Weakening demand, particularly in Asia's financially troubled "tiger" economies, has spurred this year's 40 percent oil price slide.
But the Paris-based agency's report said the latest demand weakness was not just in Asia but was spread across many of the member nations of the Organisation for Economic Co-operation and Development.
The IEA retained a projection that world oil demand next year would grow by an estimated 1.4 million bpd or 1.9 per cent.
But it said global demand growth in September was a meagre 0.4 per cent and in October demand fell a startling 2.3per cent below that of a year earlier.
Global demand in the fourth quarter was projected to be flat at 75.7 million barrels per day (bpd), a downward revision of 650,000 bpd.
To make matters worse, world oil production rose by 800,000 bpd to 75.01 million bpd in November, IEA figures showed. And output from the Organisation of the Petroleum Exporting Countries rose to 27.34 million bpd. This represented 81 per cent compliance with targeted cutbacks, excluding Iraq which is not participating in supply restraint.
Oil exports from the territories of the former Soviet Union remained high in November averaging 3.16 million bpd.
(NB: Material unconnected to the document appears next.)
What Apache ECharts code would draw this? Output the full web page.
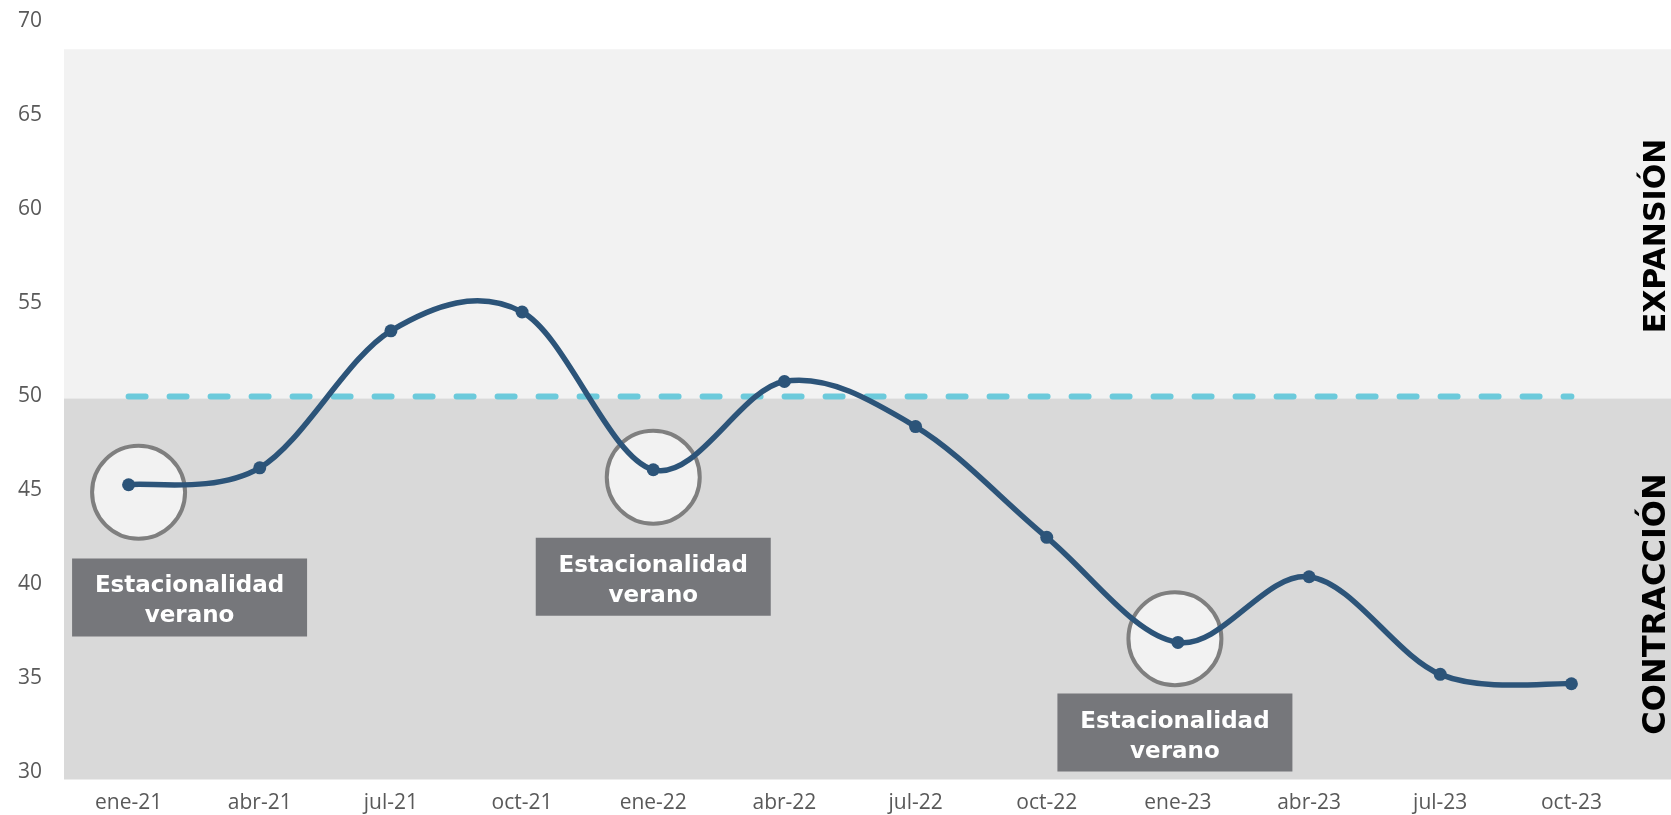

It said Russian refiners and exporters had continued to take advantage of the rouble devaluation.
Stock levels remained high compared to last year and even higher compared to October 1996 levels, it said. Stocks in OECD member countries fell by only 90,000 barrels per day in October due to warm weather in all OECD regions.
One Prime determinant of demand, lower prices, wouldnormally have been expected to stimulate demand but they had had failed to do some because of huge stocks, warm weather and slow economic growth.
But the IEA said potential bullish factors should not be forgotten, including the possibility of a cold winter, Iraqi supply disruptions and slowing Russia exports.
"A combined loss of as much as one to two millilon bpd, on top of the one million bpd seasonal stockdraw, could quickly change the mood of the market," it said.
"The underlying supply-demand conditions obviously are weak. But the factors that caused and sustained the price collapse are dissipating."
A recent European cold snap was a reminder of what winter can be like, non-Iraqi Opec output was almost two million bpd lower than at the start of the year and while Asian demand is was not getting better, it was not getting any worse.
"What has not gotten much better is the stubbornly high level of oil inventories, both within OECD countries and elsewhere," it said.